• Data section
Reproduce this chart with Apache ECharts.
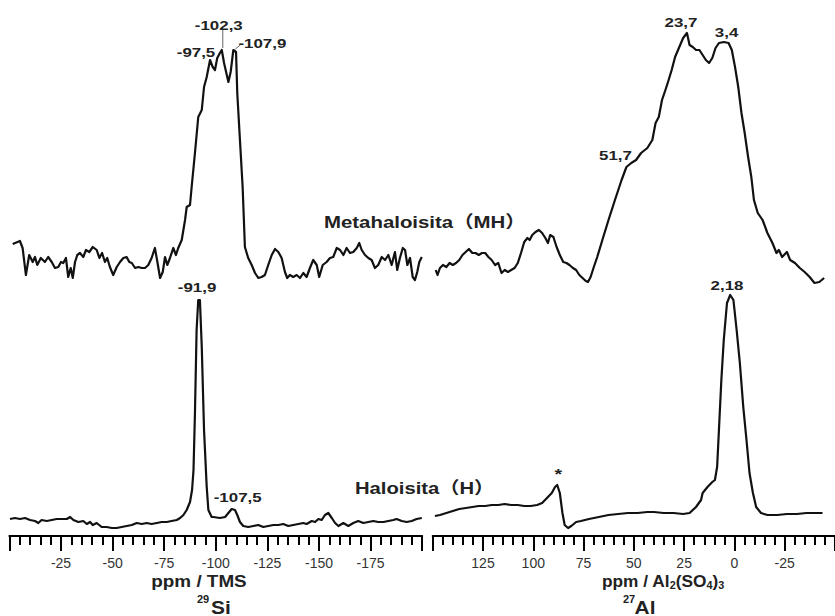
<!DOCTYPE html>
<html><head><meta charset="utf-8">
<script src="https://cdn.jsdelivr.net/npm/echarts@6/dist/echarts.min.js"></script>
<style>html,body{margin:0;padding:0;background:#fff}#c{width:835px;height:616px}</style>
</head><body><div id="c"></div>
<script>
// ---- 29Si, Metahaloisita (MH) ----
const siMH_ppm = [-1.6,-5.1,-6.4,-8.0,-9.6,-11.3,-12.4,-13.5,-15.2,-17.2,
-18.8,-20.5,-22.1,-23.7,-25.0,-26.1,-27.4,-28.5,-29.7,-30.7,
-31.8,-32.9,-34.2,-35.8,-37.1,-38.7,-40.4,-42.3,-43.6,-44.9,
-46.3,-47.4,-48.7,-50.3,-52.0,-53.6,-55.2,-56.8,-58.1,-59.3,
-60.9,-62.5,-64.1,-65.7,-67.3,-68.9,-70.5,-71.7,-73.0,-74.3,
-75.4,-76.5,-77.8,-79.4,-80.7,-81.8,-83.5,-85.1,-85.9,-87.5,
-88.3,-89.9,-91.5,-93.2,-94.3,-95.6,-97.2,-98.5,-99.6,-100.7,
-102.0,-102.9,-104.0,-106.1,-107.2,-108.5,-109.8,-110.4,-111.7,-113.0,
-114.1,-115.7,-117.4,-119.0,-120.6,-122.2,-123.8,-125.4,-127.1,-128.7,
-130.3,-131.9,-133.5,-134.6,-135.9,-137.5,-139.2,-140.8,-142.4,-144.0,
-145.6,-147.2,-148.9,-150.1,-151.8,-153.7,-155.3,-156.9,-158.6,-160.2,
-161.8,-163.4,-165.0,-166.6,-168.3,-169.5,-170.7,-172.3,-173.9,-175.5,
-177.1,-178.7,-180.4,-182.0,-183.6,-185.2,-186.8,-187.9,-189.2,-190.6,
-191.7,-192.8,-194.1,-195.4,-196.5,-197.6,-198.6,-199.8];
const siMH_int = [36,39,32,5,25,18,23,15,22,18,
23,18,12,13,18,17,22,3,12,2,
18,25,27,23,30,28,33,30,22,27,
18,22,13,5,13,18,22,23,18,17,
12,13,12,12,15,22,32,18,2,8,
23,15,22,32,25,32,40,60,73,75,
93,127,163,170,193,203,220,213,210,222,
227,230,217,198,208,230,228,187,140,93,
33,22,15,7,2,3,5,15,25,31,
28,22,8,2,5,3,5,2,7,3,
12,20,15,3,15,18,22,23,32,30,
25,32,27,28,32,37,30,25,22,20,
12,15,23,20,25,15,28,10,22,32,
30,15,22,3,0,8,18,23];

// ---- 29Si, Haloisita (H) ----
const siH_ppm = [-0.3,-2.7,-5.1,-7.6,-10.0,-12.4,-14.0,-15.6,-18.1,-20.5,
-22.9,-25.3,-27.8,-29.4,-31.0,-33.4,-35.8,-37.5,-39.1,-40.4,
-42.3,-44.7,-47.1,-49.6,-52.0,-54.4,-56.8,-59.3,-61.7,-64.1,
-66.5,-68.9,-71.4,-73.8,-76.2,-78.6,-81.1,-82.7,-84.3,-85.9,
-87.5,-88.5,-89.2,-89.9,-90.7,-91.5,-92.3,-93.2,-94.3,-95.6,
-96.4,-98.0,-98.8,-102.0,-104.5,-106.1,-107.7,-109.3,-110.4,-111.7,
-113.3,-115.7,-118.2,-120.6,-123.0,-125.4,-127.9,-130.3,-132.7,-135.1,
-137.5,-140.0,-142.4,-144.0,-146.5,-148.1,-149.7,-151.3,-152.9,-154.5,
-156.2,-157.8,-159.4,-161.8,-164.2,-166.6,-169.0,-171.5,-173.9,-176.3,
-178.7,-181.2,-183.6,-186.0,-187.6,-190.1,-192.5,-194.9,-197.3,-199.8];
const siH_int = [11,12,11,12,10,9,7,10,9,10,
11,11,11,13,10,8,9,6,8,5,
7,3,3,2,2,3,4,5,7,6,
7,6,7,8,8,9,10,12,15,20,
28,40,60,117,200,230,230,183,100,43,
20,13,13,12,13,17,21,20,15,8,
4,3,4,5,3,4,5,5,6,4,
5,6,7,6,9,8,11,10,15,17,
12,7,4,7,4,7,9,7,8,9,
8,8,9,10,11,9,8,9,11,12];

// ---- 27Al, Metahaloisita (MH) ----
const alMH_ppm = [148.5,147.6,146.4,144.9,143.2,141.6,140.0,138.4,136.8,135.2,
133.6,132.0,130.3,128.7,127.1,125.5,123.9,122.3,120.7,119.0,
117.4,115.8,114.2,112.6,111.0,109.3,107.7,106.1,104.5,102.9,
101.8,100.5,98.9,97.2,95.6,94.0,92.7,91.6,90.0,88.4,
86.8,85.1,83.5,82.0,80.3,78.7,77.1,75.5,73.9,72.8,
71.5,69.9,68.2,65.8,62.6,59.4,56.1,53.7,51.3,48.9,
46.4,43.3,40.8,39.2,37.6,36.0,34.3,32.7,31.2,29.5,
27.4,25.5,23.6,22.3,20.7,19.1,17.4,15.8,14.2,12.6,
11.0,9.4,7.7,5.3,2.9,1.3,-0.3,-1.9,-3.5,-5.1,
-6.8,-8.4,-9.7,-11.6,-14.0,-16.4,-18.9,-20.9,-22.1,-23.7,
-26.1,-27.7,-30.1,-32.5,-34.9,-37.4,-39.8,-42.2,-44.6];
const alMH_int = [10,5,12,15,13,17,15,17,20,25,
28,31,27,27,25,27,27,23,20,15,
17,7,10,8,10,12,17,27,38,42,
40,45,48,50,47,42,37,45,43,33,
25,18,17,15,12,10,5,2,-1,-2,
3,13,23,39,60,80,100,113,117,120,
127,132,140,157,163,180,190,200,210,223,
233,242,247,235,233,230,230,225,220,217,
222,232,237,238,237,230,213,193,167,147,
123,103,80,67,60,47,37,27,30,23,
28,20,17,12,8,3,-3,-2,2];

// ---- 27Al, Haloisita (H) ----
const alH_ppm = [148.9,146.4,143.2,140.0,136.8,133.5,130.3,127.1,123.9,120.7,
117.4,114.2,111.0,107.7,104.5,101.3,98.1,95.6,93.2,90.8,
89.2,88.1,86.8,85.5,84.4,82.7,81.1,78.7,76.3,72.3,
67.4,62.6,57.8,52.9,48.1,43.3,40.0,35.2,30.3,25.5,
22.3,19.1,16.6,15.8,13.4,11.0,9.7,8.6,7.7,6.5,
5.3,3.7,2.1,0.5,-1.1,-2.7,-4.4,-6.0,-7.5,-9.2,
-10.8,-13.2,-16.4,-21.3,-26.1,-31.0,-35.8,-39.8,-43.8];
const alH_int = [14,15,17,19,21,22,23,24,24,25,
25,26,25,25,24,24,25,27,32,37,
43,45,37,17,5,2,4,8,9,11,
13,15,16,17,17,18,18,17,17,16,
17,23,30,37,43,48,50,63,100,150,
190,227,235,230,200,167,123,90,57,37,
23,17,15,15,16,16,17,17,17];

// axis ranges (ppm)
const siRange = [-200, 0];
const alRange = [-50, 150];
const tickStep = 25;

// peak annotations: [gridIndex, ppm, intensity, text, dx, dy]
const peakLabels = [
  [0, -102.9, 230, '-102,3', -3, -25],
  [0, -97.2, 220, '-97,5', -14, -8],
  [0, -108.5, 230, '-107,9', 29, -7],
  [1, -91.9, 230, '-91,9', -2, -13],
  [1, -107.7, 21, '-107,5', 6, -12],
  [2, 23.6, 247, '23,7', -6, -11],
  [2, 3.4, 238, '3,4', -1, -10],
  [2, 51.7, 117, '51,7', -15, -8],
  [3, 2.18, 235, '2,18', -3, -10],
  [3, 88.1, 45, '*', 1, -11]
];

const FONT = '"Liberation Sans", Arial, "Noto Sans CJK SC", sans-serif';
const chart = echarts.init(document.getElementById('c'), null, {renderer: 'svg'});

const pairs = (p, v) => p.map((x, i) => [x, v[i]]);

const grids = [
  {left: 9.4, width: 412.8, top: 30, height: 260},
  {left: 9.4, width: 412.8, top: 290, height: 246},
  {left: 432.7, width: 413.4, top: 30, height: 260},
  {left: 432.7, width: 413.4, top: 290, height: 246}
];

function xAx(gi, range, visible) {
  return {
    gridIndex: gi, type: 'value', min: range[0], max: range[1], inverse: true,
    interval: tickStep, show: visible,
    axisLine: {show: true, onZero: false, lineStyle: {color: '#000', width: 2}},
    axisTick: {show: true, length: 15, lineStyle: {color: '#000', width: 2}},
    minorTick: {show: true, splitNumber: 5, length: 9, lineStyle: {color: '#000', width: 2}},
    axisLabel: {show: true, showMinLabel: false, showMaxLabel: false, margin: 20,
      fontSize: 14, color: '#333', fontFamily: FONT},
    splitLine: {show: false}, minorSplitLine: {show: false}
  };
}
function yAx(gi, min, max) {
  return {gridIndex: gi, type: 'value', min: min, max: max, show: false, splitLine: {show: false}};
}
function ser(gi, p, v) {
  return {type: 'line', xAxisIndex: gi, yAxisIndex: gi, data: pairs(p, v), showSymbol: false,
    symbol: 'none', clip: false, animation: false,
    lineStyle: {color: '#111', width: 2.2, join: 'round'}};
}

chart.setOption({
  animation: false,
  backgroundColor: '#fff',
  grid: grids,
  xAxis: [xAx(0, siRange, false), xAx(1, siRange, true), xAx(2, alRange, false), xAx(3, alRange, true)],
  yAxis: [yAx(0, -10, 250), yAx(1, -6, 240), yAx(2, -10, 250), yAx(3, -6, 240)],
  series: [ser(0, siMH_ppm, siMH_int), ser(1, siH_ppm, siH_int), ser(2, alMH_ppm, alMH_int), ser(3, alH_ppm, alH_int)]
});

const gfx = [];
function txt(x, y, text, size, opts) {
  opts = opts || {};
  gfx.push({type: 'text', x: x, y: y, scaleX: opts.sx || 1, z: 10,
    style: {text: text, fill: opts.fill || '#222', textAlign: opts.align || 'center', textVerticalAlign: 'middle',
      font: (opts.weight || 'bold') + ' ' + size + 'px ' + FONT, rich: opts.rich}});
}
peakLabels.forEach(function (a) {
  const p = chart.convertToPixel({xAxisIndex: a[0], yAxisIndex: a[0]}, [a[1], a[2]]);
  txt(p[0] + a[4], p[1] + a[5], a[3], a[3] === '*' ? 15 : 13, {sx: 1.3});
});
// leader lines
(function () {
  const p = chart.convertToPixel({xAxisIndex: 0, yAxisIndex: 0}, [-102.9, 230]);
  gfx.push({type: 'line', z: 9, shape: {x1: p[0] + 1, y1: p[1] - 21, x2: p[0] + 1, y2: p[1] - 2},
    style: {stroke: '#666', lineWidth: 1}});
  const q = chart.convertToPixel({xAxisIndex: 0, yAxisIndex: 0}, [-108.5, 230]);
  gfx.push({type: 'line', z: 9, shape: {x1: q[0] + 2, y1: q[1] - 1, x2: q[0] + 7, y2: q[1] - 5},
    style: {stroke: '#666', lineWidth: 1}});
})();

// sample names
txt(324, 222, 'Metahaloisita（MH）', 17, {align: 'left', sx: 1.2});
txt(355, 488, 'Haloisita（H）', 17, {align: 'left', sx: 1.19});

// axis titles
txt(199, 582, 'ppm / TMS', 16, {sx: 1.18});
txt(203, 599, '29', 11, {});
txt(221, 607, 'Si', 19, {sx: 1.1});
txt(663, 582, '{a|ppm / Al}{b|2}{a|(SO}{b|4}{a|)}{b|3}', 16, {sx: 1.08,
  rich: {a: {fontSize: 16, fontWeight: 'bold', fontFamily: FONT, fill: '#222'},
         b: {fontSize: 10, fontWeight: 'bold', fontFamily: FONT, fill: '#222', padding: [8, 0, 0, 0]}}});
txt(629, 599, '27', 11, {});
txt(645, 607, 'Al', 19, {sx: 1.1});

chart.setOption({graphic: {elements: gfx}});
</script>
</body></html>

• Challenge
Restate each line from the start of the listing through the line bearing "30,15,22,3,0,8,18,23];" word for word. Drop the pictures.

• Expected answer
Reproduce this chart with Apache ECharts.
<!DOCTYPE html>
<html><head><meta charset="utf-8">
<script src="https://cdn.jsdelivr.net/npm/echarts@6/dist/echarts.min.js"></script>
<style>html,body{margin:0;padding:0;background:#fff}#c{width:835px;height:616px}</style>
</head><body><div id="c"></div>
<script>
// ---- 29Si, Metahaloisita (MH) ----
const siMH_ppm = [-1.6,-5.1,-6.4,-8.0,-9.6,-11.3,-12.4,-13.5,-15.2,-17.2,
-18.8,-20.5,-22.1,-23.7,-25.0,-26.1,-27.4,-28.5,-29.7,-30.7,
-31.8,-32.9,-34.2,-35.8,-37.1,-38.7,-40.4,-42.3,-43.6,-44.9,
-46.3,-47.4,-48.7,-50.3,-52.0,-53.6,-55.2,-56.8,-58.1,-59.3,
-60.9,-62.5,-64.1,-65.7,-67.3,-68.9,-70.5,-71.7,-73.0,-74.3,
-75.4,-76.5,-77.8,-79.4,-80.7,-81.8,-83.5,-85.1,-85.9,-87.5,
-88.3,-89.9,-91.5,-93.2,-94.3,-95.6,-97.2,-98.5,-99.6,-100.7,
-102.0,-102.9,-104.0,-106.1,-107.2,-108.5,-109.8,-110.4,-111.7,-113.0,
-114.1,-115.7,-117.4,-119.0,-120.6,-122.2,-123.8,-125.4,-127.1,-128.7,
-130.3,-131.9,-133.5,-134.6,-135.9,-137.5,-139.2,-140.8,-142.4,-144.0,
-145.6,-147.2,-148.9,-150.1,-151.8,-153.7,-155.3,-156.9,-158.6,-160.2,
-161.8,-163.4,-165.0,-166.6,-168.3,-169.5,-170.7,-172.3,-173.9,-175.5,
-177.1,-178.7,-180.4,-182.0,-183.6,-185.2,-186.8,-187.9,-189.2,-190.6,
-191.7,-192.8,-194.1,-195.4,-196.5,-197.6,-198.6,-199.8];
const siMH_int = [36,39,32,5,25,18,23,15,22,18,
23,18,12,13,18,17,22,3,12,2,
18,25,27,23,30,28,33,30,22,27,
18,22,13,5,13,18,22,23,18,17,
12,13,12,12,15,22,32,18,2,8,
23,15,22,32,25,32,40,60,73,75,
93,127,163,170,193,203,220,213,210,222,
227,230,217,198,208,230,228,187,140,93,
33,22,15,7,2,3,5,15,25,31,
28,22,8,2,5,3,5,2,7,3,
12,20,15,3,15,18,22,23,32,30,
25,32,27,28,32,37,30,25,22,20,
12,15,23,20,25,15,28,10,22,32,
30,15,22,3,0,8,18,23];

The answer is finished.